**Plotting code records:**
↓
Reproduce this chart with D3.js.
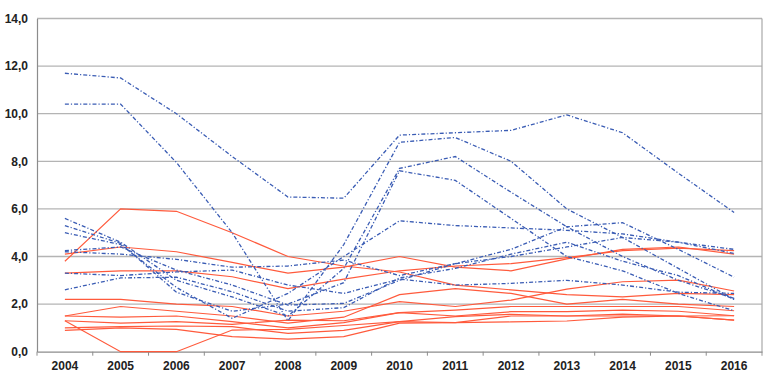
<!DOCTYPE html>
<html>
<head>
<meta charset="utf-8">
<script src="https://cdn.jsdelivr.net/npm/d3@7"></script>
<style>
  body { margin: 0; background: #fff; }
  text { font-family: "Liberation Sans", Arial, sans-serif; }
</style>
</head>
<body>
<script>
// categories
let years = ["2004","2005","2006","2007","2008","2009","2010","2011","2012","2013","2014","2015","2016"];
let yTicks = [0, 2, 4, 6, 8, 10, 12, 14];

// blue dash-dot series
let blue1 = [11.7, 11.5, 10.0, 8.2, 6.5, 6.45, 9.1, 9.2, 9.3, 9.95, 9.2, 7.5, 5.85];
let blue2 = [10.4, 10.4, 7.95, 5.0, 1.3, 4.5, 8.8, 9.0, 8.0, 6.0, 4.8, 3.5, 2.2];
let blue3 = [5.6, 4.6, 3.0, 2.3, 1.5, 3.5, 7.7, 8.2, 6.7, 5.25, 4.0, 3.0, 2.24];
let blue4 = [5.3, 4.55, 2.5, 1.7, 2.0, 2.9, 7.6, 7.2, 5.6, 4.0, 3.4, 2.45, 1.72];
let blue5 = [5.0, 4.5, 2.7, 1.4, 2.45, 4.0, 5.5, 5.3, 5.2, 5.1, 4.95, 4.6, 4.13];
let blue6 = [4.25, 4.4, 3.43, 2.8, 1.96, 2.03, 3.0, 3.7, 4.3, 5.25, 5.42, 4.3, 3.13];
let blue7 = [4.2, 4.1, 3.88, 3.55, 3.6, 3.85, 3.2, 3.7, 4.0, 4.4, 4.8, 4.6, 4.3];
let blue8 = [3.3, 3.2, 3.35, 3.43, 2.8, 2.45, 3.05, 2.8, 2.87, 3.0, 2.8, 2.5, 2.45];
let blue9 = [2.6, 3.1, 3.13, 2.52, 1.7, 1.85, 3.1, 3.5, 4.1, 4.6, 3.8, 3.2, 2.2];

// red solid series
let red1 = [3.8, 6.0, 5.9, 5.0, 4.0, 3.6, 3.35, 2.8, 2.6, 2.4, 2.3, 2.45, 2.4];
let red2 = [4.1, 4.4, 4.2, 3.75, 3.3, 3.55, 4.0, 3.55, 3.4, 3.9, 4.3, 4.4, 4.1];
let red3 = [3.3, 3.4, 3.4, 3.15, 2.65, 3.05, 3.4, 3.6, 3.7, 3.95, 4.25, 4.35, 4.25];
let red4 = [2.2, 2.2, 2.0, 1.9, 1.5, 1.7, 2.1, 1.9, 2.17, 2.63, 2.94, 3.01, 2.55];
let red5 = [1.5, 1.9, 1.7, 1.5, 1.2, 1.45, 2.4, 2.65, 2.45, 2.0, 2.2, 2.0, 1.9];
let red6 = [1.5, 1.45, 1.5, 1.26, 1.0, 1.22, 1.64, 1.75, 1.9, 1.9, 1.9, 1.9, 1.72];
let red7 = [1.3, 1.2, 1.26, 1.15, 1.33, 1.3, 1.64, 1.5, 1.68, 1.68, 1.75, 1.7, 1.51];
let red8 = [1.3, 0.0, 0.0, 0.91, 0.94, 1.1, 1.26, 1.47, 1.57, 1.5, 1.58, 1.5, 1.33];
let red9 = [1.0, 1.05, 1.08, 1.05, 0.77, 0.9, 1.26, 1.22, 1.5, 1.5, 1.5, 1.5, 1.51];
let red10 = [0.9, 1.0, 0.94, 0.63, 0.53, 0.63, 1.2, 1.22, 1.25, 1.29, 1.45, 1.5, 1.33];

let blues = [blue1, blue2, blue3, blue4, blue5, blue6, blue7, blue8, blue9];
let reds = [red1, red2, red3, red4, red5, red6, red7, red8, red9, red10];

let width = 780, height = 386;
let margin = {top: 18.5, right: 18, bottom: 34.3, left: 37};

let svg = d3.select("body")
.append("svg")
.attr("width", width)
.attr("height", height);

let x = d3.scaleBand()
.domain(years)
.range([margin.left, width - margin.right]);

let y = d3.scaleLinear()
.domain([0, 14])
.range([height - margin.bottom, margin.top]);

// grid lines
svg.append("g")
.selectAll("line")
.data(yTicks.filter(d => d > 0))
.enter()
.append("line")
.attr("x1", margin.left)
.attr("x2", width - margin.right)
.attr("y1", d => y(d))
.attr("y2", d => y(d))
.attr("stroke", "#b4b4b4")
.attr("stroke-width", 1.3);

// right border
svg.append("line")
.attr("x1", width - margin.right).attr("x2", width - margin.right)
.attr("y1", y(14)).attr("y2", y(0) + 4)
.attr("stroke", "#a8a8a8").attr("stroke-width", 1.2);

// y axis
let yAxis = svg.append("g")
.attr("transform", "translate(" + margin.left + ",0)")
.call(d3.axisLeft(y).tickValues(yTicks).tickSize(0).tickPadding(9)
  .tickFormat(d => d3.format(".1f")(d).replace(".", ",")));
yAxis.select(".domain").attr("stroke", "#8c8c8c").attr("stroke-width", 1.2);
yAxis.selectAll("text").attr("font-size", 12).attr("font-weight", "bold").attr("fill", "#222");

// x axis
let xAxis = svg.append("g")
.attr("transform", "translate(0," + y(0) + ")")
.call(d3.axisBottom(x).tickSize(0).tickPadding(10));
xAxis.select(".domain").attr("stroke", "#8c8c8c").attr("stroke-width", 1.2);
xAxis.selectAll("text").attr("font-size", 12).attr("font-weight", "bold").attr("fill", "#222");

// tick marks between categories
svg.append("g")
.selectAll("line")
.data(years)
.enter()
.append("line")
.attr("x1", d => x(d)).attr("x2", d => x(d))
.attr("y1", y(0)).attr("y2", y(0) + 4)
.attr("stroke", "#8c8c8c").attr("stroke-width", 1);

let line = d3.line()
.x((d, i) => x(years[i]) + x.bandwidth() / 2)
.y(d => y(d));

svg.append("g")
.attr("fill", "none")
.attr("stroke", "#ff5a3c")
.attr("stroke-width", 1.2)
.selectAll("path")
.data(reds)
.enter()
.append("path")
.attr("d", line);

svg.append("g")
.attr("fill", "none")
.attr("stroke", "#3a5cb4")
.attr("stroke-width", 1.3)
.attr("stroke-dasharray", "4,2,1.2,2")
.selectAll("path")
.data(blues)
.enter()
.append("path")
.attr("d", line);
</script>
</body>
</html>
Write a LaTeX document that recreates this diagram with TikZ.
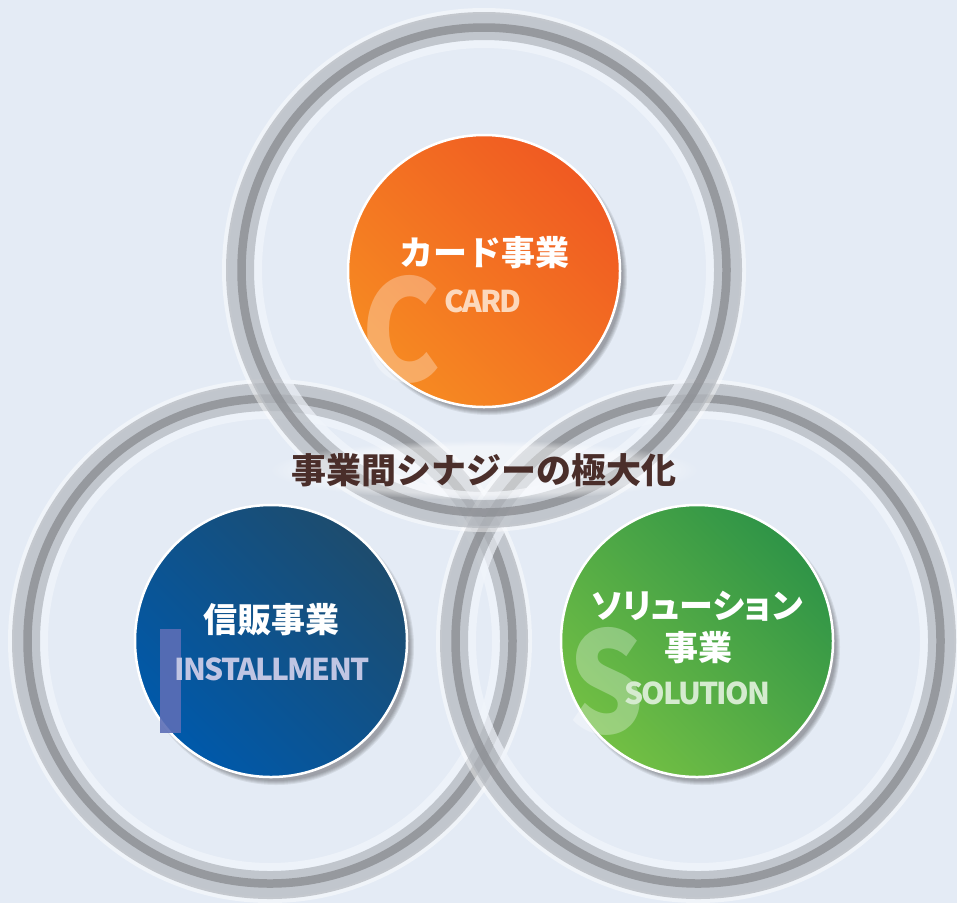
↑
**OBJECTIVE:**
Give again, please, precisely the lines that begin the records and run through the line with "3.8, 3.2, 2.2];" in it, keeping both end lines and dropping any pictures.

**TASK RESPONSE:**
Reproduce this chart with D3.js.
<!DOCTYPE html>
<html>
<head>
<meta charset="utf-8">
<script src="https://cdn.jsdelivr.net/npm/d3@7"></script>
<style>
  body { margin: 0; background: #fff; }
  text { font-family: "Liberation Sans", Arial, sans-serif; }
</style>
</head>
<body>
<script>
// categories
let years = ["2004","2005","2006","2007","2008","2009","2010","2011","2012","2013","2014","2015","2016"];
let yTicks = [0, 2, 4, 6, 8, 10, 12, 14];

// blue dash-dot series
let blue1 = [11.7, 11.5, 10.0, 8.2, 6.5, 6.45, 9.1, 9.2, 9.3, 9.95, 9.2, 7.5, 5.85];
let blue2 = [10.4, 10.4, 7.95, 5.0, 1.3, 4.5, 8.8, 9.0, 8.0, 6.0, 4.8, 3.5, 2.2];
let blue3 = [5.6, 4.6, 3.0, 2.3, 1.5, 3.5, 7.7, 8.2, 6.7, 5.25, 4.0, 3.0, 2.24];
let blue4 = [5.3, 4.55, 2.5, 1.7, 2.0, 2.9, 7.6, 7.2, 5.6, 4.0, 3.4, 2.45, 1.72];
let blue5 = [5.0, 4.5, 2.7, 1.4, 2.45, 4.0, 5.5, 5.3, 5.2, 5.1, 4.95, 4.6, 4.13];
let blue6 = [4.25, 4.4, 3.43, 2.8, 1.96, 2.03, 3.0, 3.7, 4.3, 5.25, 5.42, 4.3, 3.13];
let blue7 = [4.2, 4.1, 3.88, 3.55, 3.6, 3.85, 3.2, 3.7, 4.0, 4.4, 4.8, 4.6, 4.3];
let blue8 = [3.3, 3.2, 3.35, 3.43, 2.8, 2.45, 3.05, 2.8, 2.87, 3.0, 2.8, 2.5, 2.45];
let blue9 = [2.6, 3.1, 3.13, 2.52, 1.7, 1.85, 3.1, 3.5, 4.1, 4.6, 3.8, 3.2, 2.2];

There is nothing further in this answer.